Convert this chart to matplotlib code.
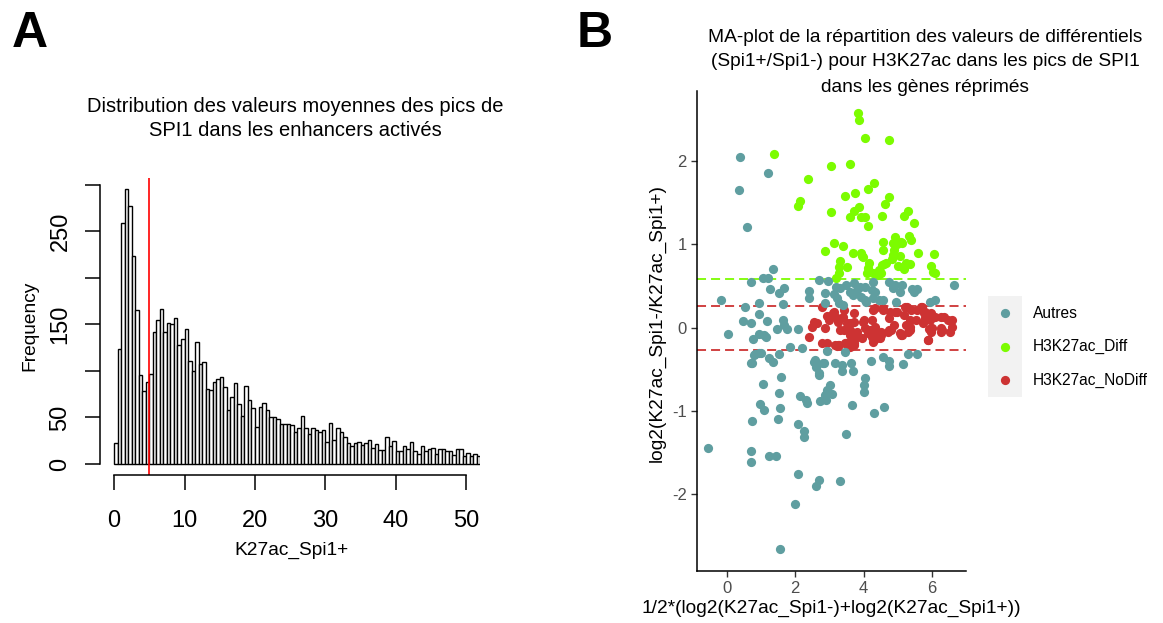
import numpy as np
import matplotlib
matplotlib.use("Agg")
import matplotlib.pyplot as plt
from matplotlib.patches import Rectangle

plt.rcParams['font.family'] = ['Liberation Sans', 'DejaVu Sans']
plt.rcParams['lines.scale_dashes'] = False
plt.rcParams['axes.unicode_minus'] = False

# ---------------- Panel A data: histogram (bin width 0.5) ----------------
hist_bin_width = 0.5
hist_counts = [23, 124, 259, 296, 277, 224, 166, 96, 79, 88,
               97, 142, 155, 167, 142, 152, 150, 157, 128, 134,
               145, 111, 100, 131, 107, 110, 81, 80, 88, 91,
               94, 83, 58, 72, 87, 65, 52, 84, 69, 60,
               40, 61, 66, 58, 50, 50, 48, 43, 43, 43,
               42, 34, 39, 52, 39, 32, 39, 37, 34, 37,
               24, 44, 26, 39, 34, 29, 23, 19, 23, 24,
               20, 23, 26, 17, 22, 15, 15, 29, 19, 25,
               14, 14, 19, 16, 24, 14, 11, 19, 14, 16,
               17, 11, 16, 16, 14, 14, 10, 16, 16, 9,
               12, 9, 11, 9]
hist_threshold = 5
hist_xticks = [0, 10, 20, 30, 40, 50]
hist_yticks = [0, 50, 100, 150, 200, 250, 300]
hist_yticklabels = ['0', '50', '', '150', '', '250', '']

# ---------------- Panel B data: MA-plot ----------------
autres_x = [0.40, 0.37, 1.20, 0.59, 1.36, 1.06, 1.20, 0.71, 1.27, 1.66, 1.53, -0.17,
            0.93, 0.52, 1.64, 0.95, 0.49, 0.71, 1.17, 1.64, 1.66, 1.77, 1.46, 2.07, 0.05,
            0.93, 1.08, 0.76, 1.85, 2.21, 2.41, 2.41, 2.70, 2.97, 2.88, 2.87,
            3.19, 3.32, 3.14, 3.22, 3.29, 3.39, 3.59, 3.70, 3.80, 3.73, 3.90, 4.05,
            4.27, 4.24, 3.49, 3.93, 4.08, 4.05, 4.29, 4.44, 4.58, 4.34, 4.73, 4.93,
            5.07, 5.12, 4.86, 4.95, 5.41, 5.56, 5.48, 5.95, 6.08, 6.65,
            2.93, 3.46, 2.58, 2.63, 2.83, 3.17, 3.37, 3.37, 3.64, 3.68, 2.71, 4.22,
            4.58, 4.75, 4.75, 5.14, 5.30, 5.57, 4.03, 4.00, 4.00, 3.02, 2.94, 2.88,
            2.73, 2.90, 3.09, 3.67, 4.31, 4.60, 2.15, 2.31, 2.34, 2.08, 2.27, 2.27,
            3.49, 0.72, 1.24, 1.36, 1.54, 0.83, 0.99, 1.58, 1.05, 1.53, 0.97, 1.10,
            1.56, 0.73, 1.51, -0.54, 0.72, 0.71, 1.24, 1.44, 2.08, 2.71, 2.60, 3.32,
            2.00, 1.57, 0.81, 0.95, 0.73, 2.56, 2.81, 2.71, 2.61, 1.15]
autres_y = [2.05, 1.65, 1.85, 1.21, 0.70, 0.59, 0.60, 0.55, 0.46, 0.48, 0.42, 0.33,
            0.29, 0.25, 0.28, 0.16, 0.08, 0.06, 0.08, 0.09, 0.03, -0.02, -0.02, -0.02, -0.08,
            -0.08, -0.09, -0.14, -0.23, -0.24, 0.44, 0.36, 0.57, 0.56, 0.42, 0.30,
            0.49, 0.47, 0.40, 0.35, 0.29, 0.27, 0.43, 0.39, 0.45, 0.54, 0.49, 0.49,
            0.55, 0.45, 0.51, 0.37, 0.31, 0.33, 0.35, 0.33, 0.33, 0.43, 0.55, 0.51,
            0.43, 0.51, 0.47, 0.31, 0.46, 0.46, 0.43, 0.31, 0.33, 0.51,
            -0.28, -0.29, -0.39, -0.45, -0.43, -0.42, -0.45, -0.52, -0.42, -0.52, -0.57, -0.40,
            -0.35, -0.40, -0.46, -0.44, -0.32, -0.32, -0.60, -0.69, -0.77, -0.69, -0.75, -0.81,
            -0.88, -0.87, -0.80, -0.93, -1.03, -0.95, -0.82, -0.87, -0.90, -1.16, -1.24, -1.31,
            -1.28, -0.42, -0.37, -0.41, -0.32, -0.32, -0.30, -0.59, -0.68, -0.79, -0.92, -0.99,
            -0.96, -1.12, -1.10, -1.45, -1.48, -1.61, -1.54, -1.54, -1.76, -1.83, -1.90, -1.84,
            -2.12, -2.66, -0.33, -0.30, -0.43, -0.41, -0.43, -0.55, -0.47, -0.11]

diff_x = [3.83, 3.87, 4.03, 4.75, 1.38, 3.04, 3.59, 2.38, 4.30, 4.13, 3.75, 3.46,
          4.75, 2.15, 2.08, 4.63, 3.86, 3.04, 3.71, 3.59, 3.92, 4.05, 4.54, 5.31,
          5.18, 4.14, 5.48, 4.92, 4.57, 5.34, 5.38, 5.11, 3.14, 3.39, 2.87, 3.69,
          3.92, 4.58, 4.89, 4.98, 5.60, 6.05, 3.98, 5.07, 4.83, 3.32, 4.17, 4.54,
          4.66, 5.02, 5.25, 5.36, 5.97, 3.27, 3.51, 4.14, 5.17, 4.46, 6.02, 6.08,
          4.10, 4.50, 3.20, 3.95, 3.27, 4.42, 4.61, 4.86, 5.10, 4.86, 5.15, 4.27]
diff_y = [2.58, 2.49, 2.27, 2.25, 2.08, 1.94, 1.96, 1.78, 1.73, 1.66, 1.61, 1.58,
          1.57, 1.52, 1.46, 1.48, 1.45, 1.39, 1.40, 1.33, 1.33, 1.33, 1.34, 1.40,
          1.34, 1.22, 1.26, 1.09, 1.03, 1.10, 1.05, 1.01, 1.01, 0.98, 0.92, 0.90,
          0.90, 0.93, 0.93, 1.00, 0.90, 0.88, 0.85, 0.86, 0.82, 0.80, 0.78, 0.75,
          0.77, 0.74, 0.77, 0.76, 0.74, 0.73, 0.73, 0.72, 0.70, 0.69, 0.67, 0.66,
          0.65, 0.65, 0.60, 0.86, 0.65, 0.63, 0.76, 1.01, 1.03, 0.87, 0.73, 0.65]

nodiff_x = [2.78, 2.56, 2.49, 2.41, 2.63, 2.88, 2.78, 2.93, 3.12, 3.00, 3.22, 3.41,
            3.30, 3.51, 3.61, 3.59, 3.71, 3.80, 3.75, 3.51, 3.27, 3.66, 4.00, 4.24,
            4.19, 4.34, 4.24, 4.51, 4.49, 4.29, 4.58, 4.78, 4.75, 4.88, 4.97, 5.17,
            5.27, 5.12, 5.36, 5.56, 5.71, 5.76, 5.80, 5.95, 5.90, 6.00, 6.10, 6.34,
            6.29, 6.58, 6.58, 5.87, 5.36, 5.25, 4.73, 3.95, 3.17, 3.61, 2.93, 3.22,
            3.46, 3.71, 5.89, 4.27, 4.34, 3.25, 3.49, 3.73, 3.78, 3.64, 4.13, 4.51,
            4.71, 5.10, 5.30, 5.98, 6.27, 3.15, 3.44, 3.73, 3.98, 4.32, 4.56, 4.91,
            5.20, 5.40, 5.69, 5.79, 5.98, 6.27, 6.47, 3.25, 3.59, 3.44, 3.69, 4.03,
            4.27, 4.47, 4.81, 5.06, 5.35, 5.54, 5.74, 5.98, 6.27, 6.52]
nodiff_y = [0.25, 0.07, 0.01, -0.11, 0.05, 0.00, -0.19, 0.14, 0.17, 0.09, 0.11, 0.13,
            -0.03, 0.05, -0.03, -0.09, 0.07, -0.05, -0.13, -0.19, -0.21, -0.19, 0.09, 0.09,
            -0.03, 0.01, -0.11, -0.05, -0.13, 0.21, 0.23, 0.19, 0.11, 0.03, 0.19, 0.15,
            0.25, -0.09, 0.09, 0.21, 0.25, 0.17, 0.11, 0.09, -0.02, -0.01, 0.13, 0.13,
            -0.03, 0.09, 0.01, -0.15, -0.03, 0.03, -0.03, -0.13, -0.21, -0.23, -0.19, -0.22,
            -0.19, -0.19, -0.15, -0.17, -0.14, -0.21, -0.19, -0.21, -0.11, -0.05, -0.07, -0.09,
            -0.05, -0.09, -0.05, -0.05, -0.05, 0.19, 0.21, 0.17, 0.07, 0.23, 0.21, 0.19,
            0.25, 0.21, 0.25, 0.19, 0.17, 0.13, 0.09, 0.07, 0.05, -0.03, -0.07, -0.01,
            -0.05, -0.11, -0.03, -0.07, 0.01, 0.09, 0.05, -0.03, -0.01, -0.05]

diff_threshold = 0.585
nodiff_threshold = 0.263
ma_xticks = [0, 2, 4, 6]
ma_yticks = [-2, -1, 0, 1, 2]
legend_labels = ['Autres', 'H3K27ac_Diff', 'H3K27ac_NoDiff']
col_autres = '#5F9EA0'
col_diff = '#7CFC00'
col_nodiff = '#CD3333'

# ---------------- Figure ----------------
W, H = 1163, 623
fig = plt.figure(figsize=(W / 100, H / 100), dpi=100)
fig.patch.set_facecolor('white')

# ===== Panel A =====
axA = fig.add_axes([100 / W, 1 - 475 / H, 380.4 / W, 297.3 / H])
edges = np.arange(len(hist_counts)) * hist_bin_width
axA.bar(edges, hist_counts, width=hist_bin_width, align='edge',
        facecolor='white', edgecolor='black', linewidth=1.0)
axA.axvline(hist_threshold, color='red', lw=1.2)
axA.set_xlim(-2, 52)
axA.set_ylim(-11.84, 307.8)
for s in ['top', 'right']:
    axA.spines[s].set_visible(False)
axA.spines['left'].set_bounds(0, 300)
axA.spines['bottom'].set_bounds(0, 50)
axA.spines['left'].set_linewidth(1.1)
axA.spines['bottom'].set_linewidth(1.1)
axA.set_xticks(hist_xticks)
axA.set_xticklabels([str(t) for t in hist_xticks])
axA.set_yticks(hist_yticks)
axA.set_yticklabels(hist_yticklabels, rotation=90, va='center')
axA.tick_params(axis='both', direction='out', length=10.5, width=1.1,
                labelsize=17, colors='black')
axA.tick_params(axis='x', pad=15)
axA.tick_params(axis='y', pad=10)

fig.text(295 / W, 1 - 107 / H, 'Distribution des valeurs moyennes des pics de',
         ha='center', va='center', fontsize=14.5)
fig.text(295 / W, 1 - 131 / H, 'SPI1 dans les enhancers activés',
         ha='center', va='center', fontsize=14.5)
fig.text(291 / W, 1 - 550 / H, 'K27ac_Spi1+', ha='center', va='center', fontsize=13.8)
fig.text(30 / W, 1 - 326 / H, 'Frequency', ha='center', va='center', fontsize=13.8,
         rotation=90)
fig.text(30 / W, 1 - 34 / H, 'A', ha='center', va='center', fontsize=36,
         fontweight='bold')
fig.text(595 / W, 1 - 34 / H, 'B', ha='center', va='center', fontsize=36,
         fontweight='bold')

# ===== Panel B =====
axB = fig.add_axes([696.7 / W, 1 - 571 / H, 269.5 / W, 480 / H])
axB.set_xlim(-0.878, 7.0)
axB.set_ylim(-2.92, 2.84)
ms = 44
axB.axhline(diff_threshold, color=col_diff, lw=1.3, ls=(0, (6.5, 3.6)), zorder=1)
axB.axhline(nodiff_threshold, color=col_nodiff, lw=1.3, ls=(0, (6.5, 3.6)), zorder=1)
axB.axhline(-nodiff_threshold, color=col_nodiff, lw=1.3, ls=(0, (6.5, 3.6)), zorder=1)
axB.scatter(diff_x, diff_y, s=ms, color=col_diff, linewidths=0, zorder=2)
axB.scatter(nodiff_x, nodiff_y, s=ms, color=col_nodiff, linewidths=0, zorder=2)
axB.scatter(autres_x, autres_y, s=ms, color=col_autres, linewidths=0, zorder=2)
for s in ['top', 'right']:
    axB.spines[s].set_visible(False)
axB.spines['left'].set_linewidth(1.1)
axB.spines['bottom'].set_linewidth(1.1)
axB.set_xticks(ma_xticks)
axB.set_yticks(ma_yticks)
axB.tick_params(axis='both', direction='out', length=4, width=1.0,
                labelsize=12, labelcolor='#4D4D4D', color='#333333', pad=3)

fig.text(925 / W, 1 - 37 / H, 'MA-plot de la répartition des valeurs de différentiels',
         ha='center', va='center', fontsize=13.8)
fig.text(925 / W, 1 - 62 / H, '(Spi1+/Spi1-) pour H3K27ac dans les pics de SPI1',
         ha='center', va='center', fontsize=13.8)
fig.text(925 / W, 1 - 87 / H, 'dans les gènes réprimés',
         ha='center', va='center', fontsize=13.8)
fig.text(831 / W, 1 - 608 / H, '1/2*(log2(K27ac_Spi1-)+log2(K27ac_Spi1+))',
         ha='center', va='center', fontsize=13.8)
fig.text(657 / W, 1 - 323 / H, 'log2(K27ac_Spi1-/K27ac_Spi1+)',
         ha='center', va='center', fontsize=13.8, rotation=90)

# ----- Legend (ggplot style keys) -----
axO = fig.add_axes([0, 0, 1, 1])
axO.set_xlim(0, W)
axO.set_ylim(H, 0)
axO.axis('off')
axO.patch.set_visible(False)
axO.add_patch(Rectangle((988, 296), 34, 101, facecolor='#F2F2F2', edgecolor='none'))
key_y = [313, 346.5, 380]
for lab, col, ky in zip(legend_labels, [col_autres, col_diff, col_nodiff], key_y):
    axO.scatter([1005], [ky], s=ms, color=col, linewidths=0)
    axO.text(1033, ky, lab, ha='left', va='center', fontsize=11.2)

fig.savefig('out.png', dpi=100)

▬▬▬

→ **TASK REQUIREMENTS**
Write out, word for word, the lines from the start of the data through the one holding "hist_yticklabels = ['0', '50', '', '150', '', '250', '']". Omit pictures.

→ **CORRECT ANSWER**
Convert this chart to matplotlib code.
import numpy as np
import matplotlib
matplotlib.use("Agg")
import matplotlib.pyplot as plt
from matplotlib.patches import Rectangle

plt.rcParams['font.family'] = ['Liberation Sans', 'DejaVu Sans']
plt.rcParams['lines.scale_dashes'] = False
plt.rcParams['axes.unicode_minus'] = False

# ---------------- Panel A data: histogram (bin width 0.5) ----------------
hist_bin_width = 0.5
hist_counts = [23, 124, 259, 296, 277, 224, 166, 96, 79, 88,
               97, 142, 155, 167, 142, 152, 150, 157, 128, 134,
               145, 111, 100, 131, 107, 110, 81, 80, 88, 91,
               94, 83, 58, 72, 87, 65, 52, 84, 69, 60,
               40, 61, 66, 58, 50, 50, 48, 43, 43, 43,
               42, 34, 39, 52, 39, 32, 39, 37, 34, 37,
               24, 44, 26, 39, 34, 29, 23, 19, 23, 24,
               20, 23, 26, 17, 22, 15, 15, 29, 19, 25,
               14, 14, 19, 16, 24, 14, 11, 19, 14, 16,
               17, 11, 16, 16, 14, 14, 10, 16, 16, 9,
               12, 9, 11, 9]
hist_threshold = 5
hist_xticks = [0, 10, 20, 30, 40, 50]
hist_yticks = [0, 50, 100, 150, 200, 250, 300]
hist_yticklabels = ['0', '50', '', '150', '', '250', '']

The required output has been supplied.